『遅れた日本の予防接種制度の現状とその対策』 医療構想・千葉シンポから
負の連鎖(悪循環)
これが不幸を呼ぶのです。真の原因は何であれ、救済された不幸なお子様のご家族は、ワクチンを恨みます。またマスコミはワクチンの副作用問題を大きく報道します。またえん罪を受けた医師は自分の不幸をのろい、予防接種を嫌っていきます。当然厚労省は積極的に動けません。それどころか、すべてのワクチンを止めたいとも見えるくらいです。たとえばけいれんのあるお子さんなど、紛れ込み事故であるけいれんを接種後に起こされてはいやですから、接種注意者にします。このような方こそ接種が必要と世界では考えますが、日本では全く逆です。最終的にVPDの被害が拡がり、不幸が続くのです。
このようなことから、20年前までは予防接種先進国日本が、先進国のみならず、中進国上位の国の間でも最悪の予防接種制度になってしまったのです。実際、世界で普通に使用されているワクチンを含めてワクチンの種類は増えず、定期接種の種類も実質的に減らされます。WHOで最重要ワクチンと認められたワクチンも導入も遅いし、定期接種になりません。総ての新規ワクチン(国産および輸入ワクチン)に認可にも大変時間とエネルギーがかかります。
また受けやすい制度作りも全くできておりません。任意接種のワクチンは有料なので接種率は上がりません。医師の裁量を認めず、少しでも下位の法律とずれた場合は定期接種と認めません。予防接種を地方に丸投げしたことで、ある町の無料券は隣町では使えません。そのほか多くの問題点があります。
免責の重要性
この負の連鎖を断ち切るのが免責制度です。国が認可したワクチンに関しては,接種後の有害事象(ワクチンとの因果関係を問わない悪い出来事:健康被害)に関して、ワクチン会社、厚労省関係者、医師を免責にすればよいのです。(極めて重大な過失や犯罪などは別です。)欧米では免責を行っております。小生以前からこの問題を重要視してきましたが、厚労省の前大臣政策室政策官・村重直子氏は、今年の9月に補償・免責制度の必要性を述べております。これは訴訟を前提とした枠組みではなく、何らかの健康被害が生じた場合に、国が補償するのではなく、それを社会全体で受け止め、補償するというのが「補償・免責」制度のようです。一長一短ありますが、国で補償するとなると色々と制約が多くなるので、村重氏は米国などと同様にしたいのだと思います。米国ではワクチン1本あたり75セントを集めて,それをプールして補償に当てるのです。このあたりは国か社会のどちらにしたらよいのか皆で検討することが大切です。

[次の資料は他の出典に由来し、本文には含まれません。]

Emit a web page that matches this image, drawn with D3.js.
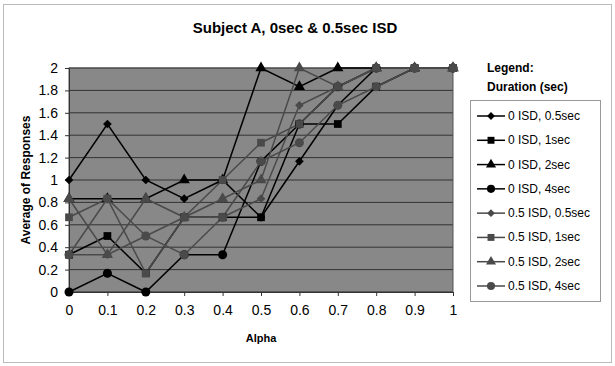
<!DOCTYPE html>
<html>
<head>
<meta charset="utf-8">
<script src="https://cdn.jsdelivr.net/npm/d3@7"></script>
<style>
  body { margin: 0; background: #fff; }
  svg { font-family: Arial, "Liberation Sans", sans-serif; }
</style>
</head>
<body>
<script>
(function(){

// data
var alphas = [0, 0.1, 0.2, 0.3, 0.4, 0.5, 0.6, 0.7, 0.8, 0.9, 1];
var yTicks = [0, 0.2, 0.4, 0.6, 0.8, 1, 1.2, 1.4, 1.6, 1.8, 2];
var seriesNames = ["0 ISD, 0.5sec", "0 ISD, 1sec", "0 ISD, 2sec", "0 ISD, 4sec",
                   "0.5 ISD, 0.5sec", "0.5 ISD, 1sec", "0.5 ISD, 2sec", "0.5 ISD, 4sec"];
var isd0_05 = [1, 1.5, 1, 0.833, 1, 0.667, 1.167, 1.667, 2, 2, 2];
var isd0_1  = [0.333, 0.5, 0.167, 0.667, 0.667, 0.667, 1.5, 1.5, 1.833, 2, 2];
var isd0_2  = [0.833, 0.833, 0.833, 1, 1, 2, 1.833, 2, 2, 2, 2];
var isd0_4  = [0, 0.167, 0, 0.333, 0.333, 1.167, 1.5, 1.833, 2, 2, 2];
var isd5_05 = [0.333, 0.333, 0.5, 0.667, 0.667, 0.833, 1.667, 1.833, 2, 2, 2];
var isd5_1  = [0.667, 0.833, 0.167, 0.667, 1, 1.333, 1.5, 1.833, 2, 2, 2];
var isd5_2  = [0.833, 0.333, 0.833, 0.667, 0.833, 1, 2, 1.833, 2, 2, 2];
var isd5_4  = [0.333, 0.833, 0.5, 0.333, 0.667, 1.167, 1.333, 1.667, 1.833, 2, 2];
var allValues = [isd0_05, isd0_1, isd0_2, isd0_4, isd5_05, isd5_1, isd5_2, isd5_4];

var diamond = d3.symbolDiamond2 || d3.symbolDiamond;
var shapes = [diamond, d3.symbolSquare, d3.symbolTriangle, d3.symbolCircle,
              diamond, d3.symbolSquare, d3.symbolTriangle, d3.symbolCircle];
var sizes = [48, 60, 55, 64, 48, 60, 55, 64];
var colors = ["#000", "#000", "#000", "#000", "#4a4a4a", "#4a4a4a", "#4a4a4a", "#4a4a4a"];

var width = 615, height = 366;
var svg = d3.select("body").append("svg")
    .attr("width", width)
    .attr("height", height);

// outer chart frame
svg.append("rect")
    .attr("x", 3.5).attr("y", 4.5)
    .attr("width", 608).attr("height", 358)
    .attr("fill", "#fff")
    .attr("stroke", "#bbb");

var x = d3.scaleLinear().domain([0, 1]).range([69, 453]);
var y = d3.scaleLinear().domain([0, 2]).range([292, 68]);

// plot area
svg.append("rect")
    .attr("x", x(0)).attr("y", y(2))
    .attr("width", x(1) - x(0)).attr("height", y(0) - y(2))
    .attr("fill", "#888");

// gridlines
svg.selectAll(".grid")
    .data(yTicks)
    .enter().append("line")
    .attr("class", "grid")
    .attr("x1", x(0)).attr("x2", x(1))
    .attr("y1", function(d){ return y(d); })
    .attr("y2", function(d){ return y(d); })
    .attr("stroke", "#333")
    .attr("stroke-width", 1);

// plot border
svg.append("rect")
    .attr("x", x(0)).attr("y", y(2))
    .attr("width", x(1) - x(0)).attr("height", y(0) - y(2))
    .attr("fill", "none")
    .attr("stroke", "#555");

// axes
var yAxis = svg.append("g")
    .attr("transform", "translate(" + x(0) + ",0)")
    .call(d3.axisLeft(y).tickValues(yTicks).tickSize(4).tickPadding(7)
        .tickFormat(function(d){ return d3.format("~g")(d); }));
var xAxis = svg.append("g")
    .attr("transform", "translate(0," + y(0) + ")")
    .call(d3.axisBottom(x).tickValues(alphas).tickSize(4).tickPadding(9)
        .tickFormat(function(d){ return d3.format("~g")(d); }));
[yAxis, xAxis].forEach(function(a){
    a.select(".domain").attr("stroke", "#333");
    a.selectAll(".tick line").attr("stroke", "#333");
    a.selectAll(".tick text")
        .attr("fill", "#000")
        .style("font-size", "14px")
        .style("font-family", "Arial, 'Liberation Sans', sans-serif");
});

// series lines + markers
var line = d3.line()
    .x(function(d, i){ return x(alphas[i]); })
    .y(function(d){ return y(d); });

allValues.forEach(function(vals, s){
    svg.append("path")
        .datum(vals)
        .attr("fill", "none")
        .attr("stroke", colors[s])
        .attr("stroke-width", 1.5)
        .attr("d", line);
});
allValues.forEach(function(vals, s){
    svg.selectAll(".m" + s)
        .data(vals)
        .enter().append("path")
        .attr("class", "m" + s)
        .attr("transform", function(d, i){ return "translate(" + x(alphas[i]) + "," + y(d) + ")"; })
        .attr("d", d3.symbol().type(shapes[s]).size(sizes[s]))
        .attr("fill", colors[s]);
});

// titles
svg.append("text")
    .attr("x", 295).attr("y", 33)
    .attr("text-anchor", "middle")
    .style("font-size", "15px").style("font-weight", "bold")
    .text("Subject A, 0sec & 0.5sec ISD");

svg.append("text")
    .attr("x", 261).attr("y", 342)
    .attr("text-anchor", "middle")
    .style("font-size", "11px").style("font-weight", "bold")
    .text("Alpha");

svg.append("text")
    .attr("transform", "translate(30,180) rotate(-90)")
    .attr("text-anchor", "middle")
    .style("font-size", "12px").style("font-weight", "bold")
    .text("Average of Responses");

// legend
svg.append("text")
    .attr("x", 487).attr("y", 72)
    .style("font-size", "12px").style("font-weight", "bold")
    .text("Legend:");
svg.append("text")
    .attr("x", 487).attr("y", 91)
    .style("font-size", "12px").style("font-weight", "bold")
    .text("Duration (sec)");

svg.append("rect")
    .attr("x", 470.5).attr("y", 100.5)
    .attr("width", 130).attr("height", 201)
    .attr("fill", "#fff")
    .attr("stroke", "#999");

var ly = d3.scalePoint().domain(seriesNames).range([116, 286]);
var items = svg.selectAll(".leg")
    .data(seriesNames)
    .enter().append("g")
    .attr("class", "leg")
    .attr("transform", function(d){ return "translate(0," + ly(d) + ")"; });
items.append("line")
    .attr("x1", 477).attr("x2", 505)
    .attr("stroke", function(d, i){ return colors[i]; })
    .attr("stroke-width", 1.5);
items.append("path")
    .attr("transform", "translate(491,0)")
    .attr("d", function(d, i){ return d3.symbol().type(shapes[i]).size(sizes[i] * 0.8)(); })
    .attr("fill", function(d, i){ return colors[i]; });
items.append("text")
    .attr("x", 508).attr("y", 4)
    .style("font-size", "12px")
    .text(function(d){ return d; });

})();
</script>
</body>
</html>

また、補償制度は、科学とは別に考える問題です。どこまで認定するかを、世界中が悩んでおります。認定があまりに緩いと問題ですし、また厳しいと裁判が増えて、ますますややこしくなります。但し、原因の如何に関わらず重大な有害事象(真とニセの健康被害を含む)の起こる割合は100万に1人程度です。そのために、米国式に、当然ある程度の条件をつけますが、見られた症状(病気)が重ければ認めると言うことになると思います。このあたり、副作用問題も正面からとらえて活発な科学的な論議をして、その上でどのような補償制度にするか英知を集めて決めて頂くしかないと思います。
官僚制度を含めた根本的解決
現在の厚労省は縦割りで、2年ごとに人も入れ替わります。米国同様に長期戦略を作るシステム作りが必要です。米国では、ACIP(エイシップ:予防接種実施に関する専門家による諮問勧告委員会)という長期戦略を立てたり、実行する委員会があります。ここには専門家(政府、小児科医、内科医、看護師、公衆衛生関係など多くの職種)が集まり、米国からのVPDの撲滅(予防接種制度の向上)を目指しております。ここで決定されたことには国が予算をつけることが、ケネディー大統領の時代から決まっております。日本でも内閣府などに設置するのがよいと思いますが、このあたりは超党派で決めて頂きたいところです。独裁者は困りますが、上に立つものが子ども(国民)に対する責任を自覚した上で決断して、超党派で応援すれば、日本ではそれ以後はきれいに流れていくと信じております。いずれにしましても予防接種制度の根本的見直しが必要です。
子どもの命を真剣に見直そう
子どもは日本の未来です。良いワクチンが使えないことを含めて総ての予防接種制度の遅れを取り戻すには、予防接種制度の根本的な改革が必要になります。尊い子どもの健康と命を守るためには、これらのことを小児科医だけに任せないで、皆で一緒に活動しましょう。以前、日本でポリオの大流行がおきて大きな被害が出たときに、ママたちが立ち上がったおかげで、マスコミも応援して、時の厚生大臣(古井大臣)が法律を曲げてすぐに良いワクチンを使用できるようにして、日本の子どもたちを救ったことを覚えておいてください。